> [WHAT YOU NEED TO DO] Images must not appear in your copy; reproduce every other part of the records exactly.

> [DATA FOR THIS TASK]
»»
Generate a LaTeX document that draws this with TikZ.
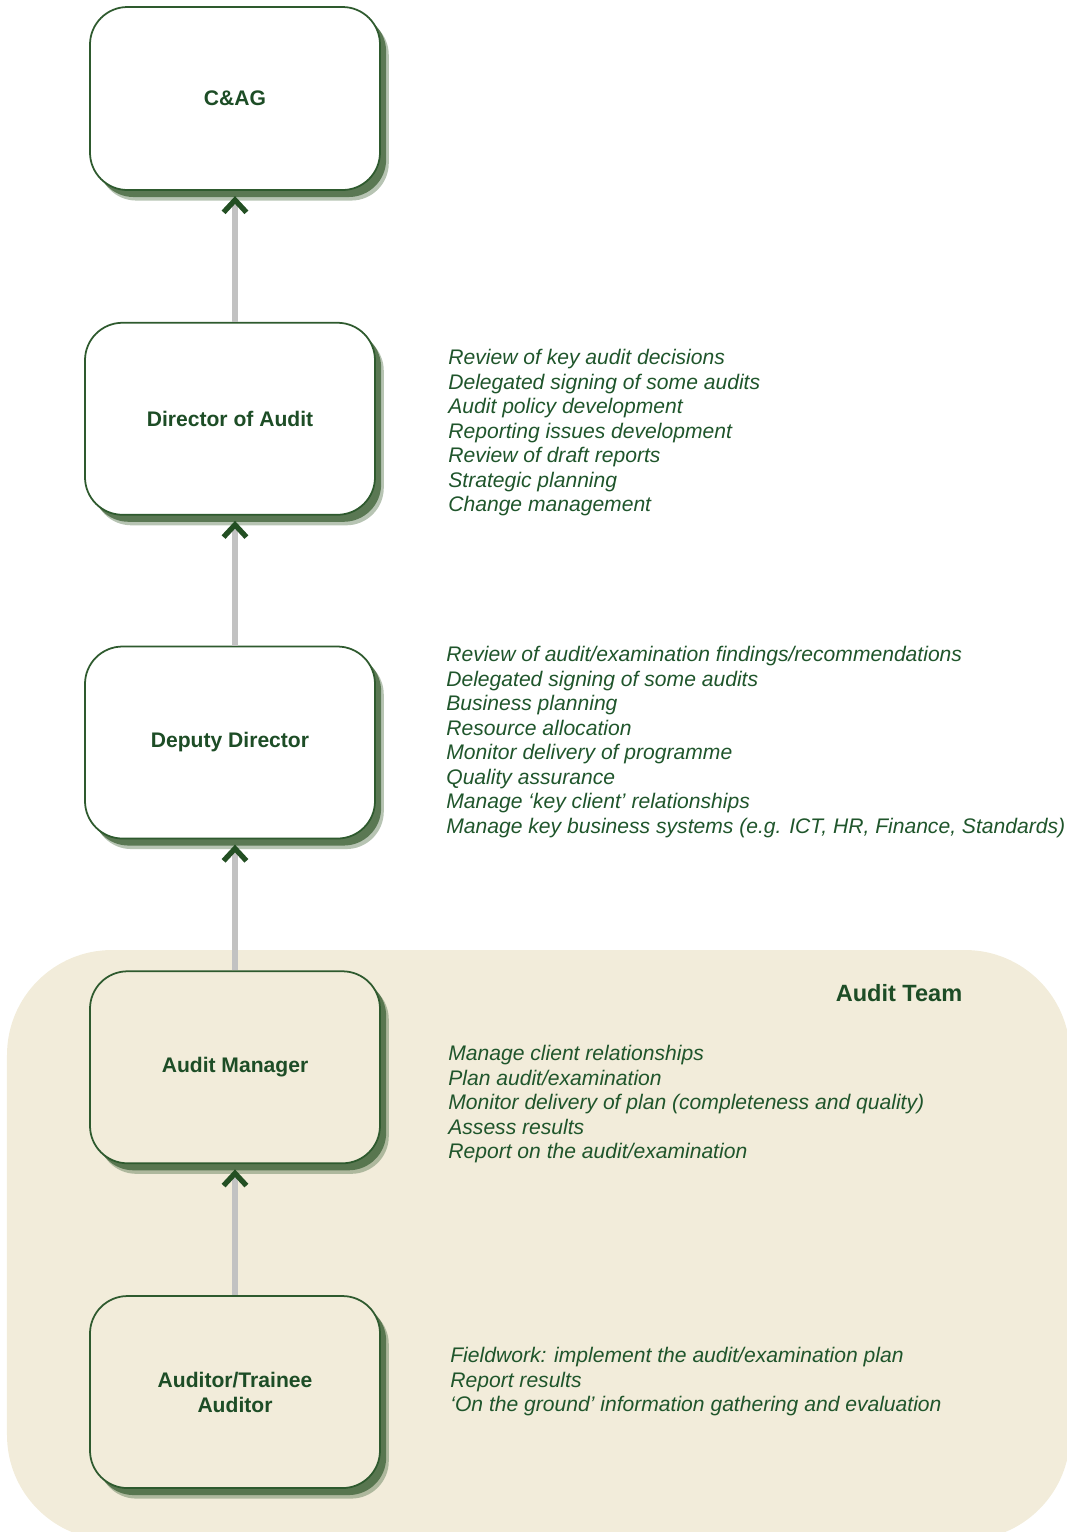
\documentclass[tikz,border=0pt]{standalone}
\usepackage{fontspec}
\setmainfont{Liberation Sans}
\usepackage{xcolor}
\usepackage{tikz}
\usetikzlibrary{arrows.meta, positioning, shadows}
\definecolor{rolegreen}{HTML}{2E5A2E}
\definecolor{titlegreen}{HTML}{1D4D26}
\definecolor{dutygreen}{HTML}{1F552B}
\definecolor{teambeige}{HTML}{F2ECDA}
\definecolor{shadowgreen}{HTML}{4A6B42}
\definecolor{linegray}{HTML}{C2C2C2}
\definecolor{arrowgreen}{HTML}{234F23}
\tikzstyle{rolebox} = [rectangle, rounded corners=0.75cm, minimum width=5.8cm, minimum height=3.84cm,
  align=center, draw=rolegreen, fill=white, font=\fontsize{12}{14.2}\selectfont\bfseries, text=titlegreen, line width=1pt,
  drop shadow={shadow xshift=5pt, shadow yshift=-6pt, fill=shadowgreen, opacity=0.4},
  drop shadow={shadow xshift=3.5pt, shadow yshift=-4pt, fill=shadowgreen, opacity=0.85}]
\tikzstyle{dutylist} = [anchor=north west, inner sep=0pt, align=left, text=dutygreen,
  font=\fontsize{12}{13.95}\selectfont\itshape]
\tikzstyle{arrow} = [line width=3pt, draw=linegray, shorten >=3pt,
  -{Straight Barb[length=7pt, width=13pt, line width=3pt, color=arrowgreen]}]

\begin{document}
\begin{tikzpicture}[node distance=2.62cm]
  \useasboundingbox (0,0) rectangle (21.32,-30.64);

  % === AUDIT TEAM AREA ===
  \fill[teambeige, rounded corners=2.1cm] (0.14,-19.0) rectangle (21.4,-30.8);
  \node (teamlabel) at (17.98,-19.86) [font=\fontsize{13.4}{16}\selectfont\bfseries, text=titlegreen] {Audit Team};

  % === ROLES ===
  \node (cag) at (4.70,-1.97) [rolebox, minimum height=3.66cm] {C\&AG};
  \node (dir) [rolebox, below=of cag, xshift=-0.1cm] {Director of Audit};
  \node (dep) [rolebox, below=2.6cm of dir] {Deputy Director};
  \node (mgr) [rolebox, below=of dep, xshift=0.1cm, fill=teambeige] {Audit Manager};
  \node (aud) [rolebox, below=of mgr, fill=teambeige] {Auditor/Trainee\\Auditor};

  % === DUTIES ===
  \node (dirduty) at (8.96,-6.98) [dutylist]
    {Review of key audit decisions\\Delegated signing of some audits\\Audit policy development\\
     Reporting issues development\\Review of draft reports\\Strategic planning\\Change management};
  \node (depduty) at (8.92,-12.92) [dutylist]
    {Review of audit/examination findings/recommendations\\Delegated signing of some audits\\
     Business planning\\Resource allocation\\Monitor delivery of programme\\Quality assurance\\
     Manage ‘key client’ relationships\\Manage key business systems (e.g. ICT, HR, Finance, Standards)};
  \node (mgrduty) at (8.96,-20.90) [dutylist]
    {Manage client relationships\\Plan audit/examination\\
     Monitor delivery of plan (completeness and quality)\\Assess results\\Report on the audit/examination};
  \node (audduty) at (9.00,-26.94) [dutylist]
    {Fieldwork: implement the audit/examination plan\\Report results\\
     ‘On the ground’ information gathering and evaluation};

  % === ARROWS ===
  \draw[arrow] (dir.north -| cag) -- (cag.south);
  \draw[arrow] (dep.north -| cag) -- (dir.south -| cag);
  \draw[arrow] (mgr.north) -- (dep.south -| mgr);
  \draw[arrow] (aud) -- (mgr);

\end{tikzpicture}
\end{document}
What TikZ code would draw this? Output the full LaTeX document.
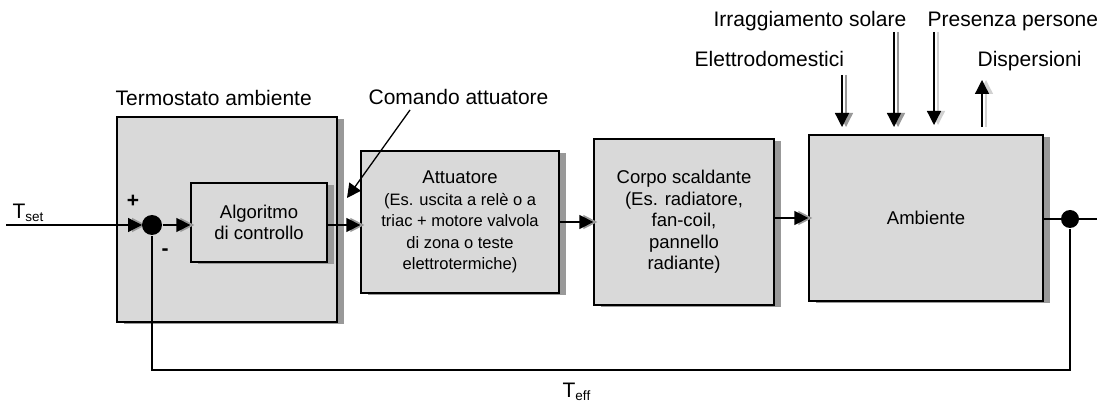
««
> [TASK ANSWER]
Generate a LaTeX document that draws this with TikZ.
\documentclass[tikz,border=0pt]{standalone}
\usepackage{fontspec}
\setmainfont{Liberation Sans}
\usepackage{xcolor}
\usepackage{tikz}
\usetikzlibrary{arrows.meta, positioning, shadows}
\definecolor{rolegreen}{HTML}{2E5A2E}
\definecolor{titlegreen}{HTML}{1D4D26}
\definecolor{dutygreen}{HTML}{1F552B}
\definecolor{teambeige}{HTML}{F2ECDA}
\definecolor{shadowgreen}{HTML}{4A6B42}
\definecolor{linegray}{HTML}{C2C2C2}
\definecolor{arrowgreen}{HTML}{234F23}
\tikzstyle{rolebox} = [rectangle, rounded corners=0.75cm, minimum width=5.8cm, minimum height=3.84cm,
  align=center, draw=rolegreen, fill=white, font=\fontsize{12}{14.2}\selectfont\bfseries, text=titlegreen, line width=1pt,
  drop shadow={shadow xshift=5pt, shadow yshift=-6pt, fill=shadowgreen, opacity=0.4},
  drop shadow={shadow xshift=3.5pt, shadow yshift=-4pt, fill=shadowgreen, opacity=0.85}]
\tikzstyle{dutylist} = [anchor=north west, inner sep=0pt, align=left, text=dutygreen,
  font=\fontsize{12}{13.95}\selectfont\itshape]
\tikzstyle{arrow} = [line width=3pt, draw=linegray, shorten >=3pt,
  -{Straight Barb[length=7pt, width=13pt, line width=3pt, color=arrowgreen]}]

\begin{document}
\begin{tikzpicture}[node distance=2.62cm]
  \useasboundingbox (0,0) rectangle (21.32,-30.64);

  % === AUDIT TEAM AREA ===
  \fill[teambeige, rounded corners=2.1cm] (0.14,-19.0) rectangle (21.4,-30.8);
  \node (teamlabel) at (17.98,-19.86) [font=\fontsize{13.4}{16}\selectfont\bfseries, text=titlegreen] {Audit Team};

  % === ROLES ===
  \node (cag) at (4.70,-1.97) [rolebox, minimum height=3.66cm] {C\&AG};
  \node (dir) [rolebox, below=of cag, xshift=-0.1cm] {Director of Audit};
  \node (dep) [rolebox, below=2.6cm of dir] {Deputy Director};
  \node (mgr) [rolebox, below=of dep, xshift=0.1cm, fill=teambeige] {Audit Manager};
  \node (aud) [rolebox, below=of mgr, fill=teambeige] {Auditor/Trainee\\Auditor};

  % === DUTIES ===
  \node (dirduty) at (8.96,-6.98) [dutylist]
    {Review of key audit decisions\\Delegated signing of some audits\\Audit policy development\\
     Reporting issues development\\Review of draft reports\\Strategic planning\\Change management};
  \node (depduty) at (8.92,-12.92) [dutylist]
    {Review of audit/examination findings/recommendations\\Delegated signing of some audits\\
     Business planning\\Resource allocation\\Monitor delivery of programme\\Quality assurance\\
     Manage ‘key client’ relationships\\Manage key business systems (e.g. ICT, HR, Finance, Standards)};
  \node (mgrduty) at (8.96,-20.90) [dutylist]
    {Manage client relationships\\Plan audit/examination\\
     Monitor delivery of plan (completeness and quality)\\Assess results\\Report on the audit/examination};
  \node (audduty) at (9.00,-26.94) [dutylist]
    {Fieldwork: implement the audit/examination plan\\Report results\\
     ‘On the ground’ information gathering and evaluation};

  % === ARROWS ===
  \draw[arrow] (dir.north -| cag) -- (cag.south);
  \draw[arrow] (dep.north -| cag) -- (dir.south -| cag);
  \draw[arrow] (mgr.north) -- (dep.south -| mgr);
  \draw[arrow] (aud) -- (mgr);

\end{tikzpicture}
\end{document}
What TikZ code would draw this? Output the full LaTeX document.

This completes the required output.